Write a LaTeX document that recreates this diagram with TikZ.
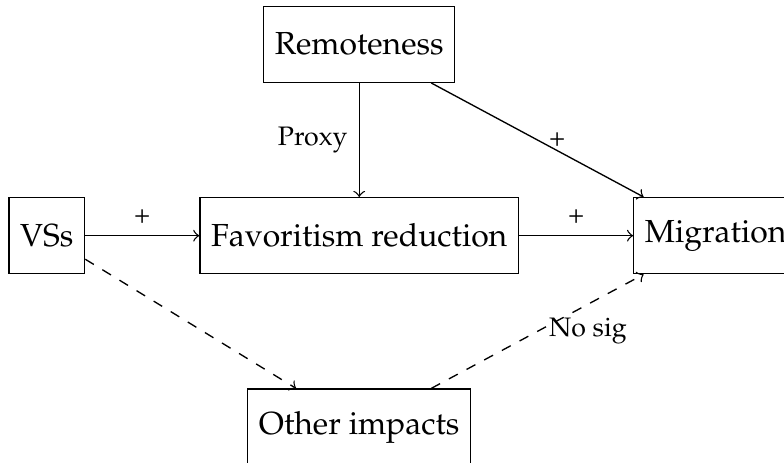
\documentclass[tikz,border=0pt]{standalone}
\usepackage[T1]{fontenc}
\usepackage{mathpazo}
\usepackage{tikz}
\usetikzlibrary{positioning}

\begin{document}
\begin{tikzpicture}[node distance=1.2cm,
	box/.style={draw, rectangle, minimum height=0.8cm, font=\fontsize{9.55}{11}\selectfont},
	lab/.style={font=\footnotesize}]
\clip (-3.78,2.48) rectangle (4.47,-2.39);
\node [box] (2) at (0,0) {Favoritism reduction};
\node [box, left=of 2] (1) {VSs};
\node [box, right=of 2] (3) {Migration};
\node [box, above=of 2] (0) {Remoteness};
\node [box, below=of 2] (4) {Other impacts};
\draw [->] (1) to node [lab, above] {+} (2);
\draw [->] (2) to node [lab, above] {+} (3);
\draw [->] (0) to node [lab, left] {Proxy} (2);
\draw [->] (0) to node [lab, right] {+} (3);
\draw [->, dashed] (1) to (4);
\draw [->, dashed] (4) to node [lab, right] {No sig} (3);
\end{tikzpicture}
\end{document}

──────────

Problem to work on:
Without the pictures, transcribe the listing above exactly.

Right answer:
Write a LaTeX document that recreates this diagram with TikZ.
\documentclass[tikz,border=0pt]{standalone}
\usepackage[T1]{fontenc}
\usepackage{mathpazo}
\usepackage{tikz}
\usetikzlibrary{positioning}

\begin{document}
\begin{tikzpicture}[node distance=1.2cm,
	box/.style={draw, rectangle, minimum height=0.8cm, font=\fontsize{9.55}{11}\selectfont},
	lab/.style={font=\footnotesize}]
\clip (-3.78,2.48) rectangle (4.47,-2.39);
\node [box] (2) at (0,0) {Favoritism reduction};
\node [box, left=of 2] (1) {VSs};
\node [box, right=of 2] (3) {Migration};
\node [box, above=of 2] (0) {Remoteness};
\node [box, below=of 2] (4) {Other impacts};
\draw [->] (1) to node [lab, above] {+} (2);
\draw [->] (2) to node [lab, above] {+} (3);
\draw [->] (0) to node [lab, left] {Proxy} (2);
\draw [->] (0) to node [lab, right] {+} (3);
\draw [->, dashed] (1) to (4);
\draw [->, dashed] (4) to node [lab, right] {No sig} (3);
\end{tikzpicture}
\end{document}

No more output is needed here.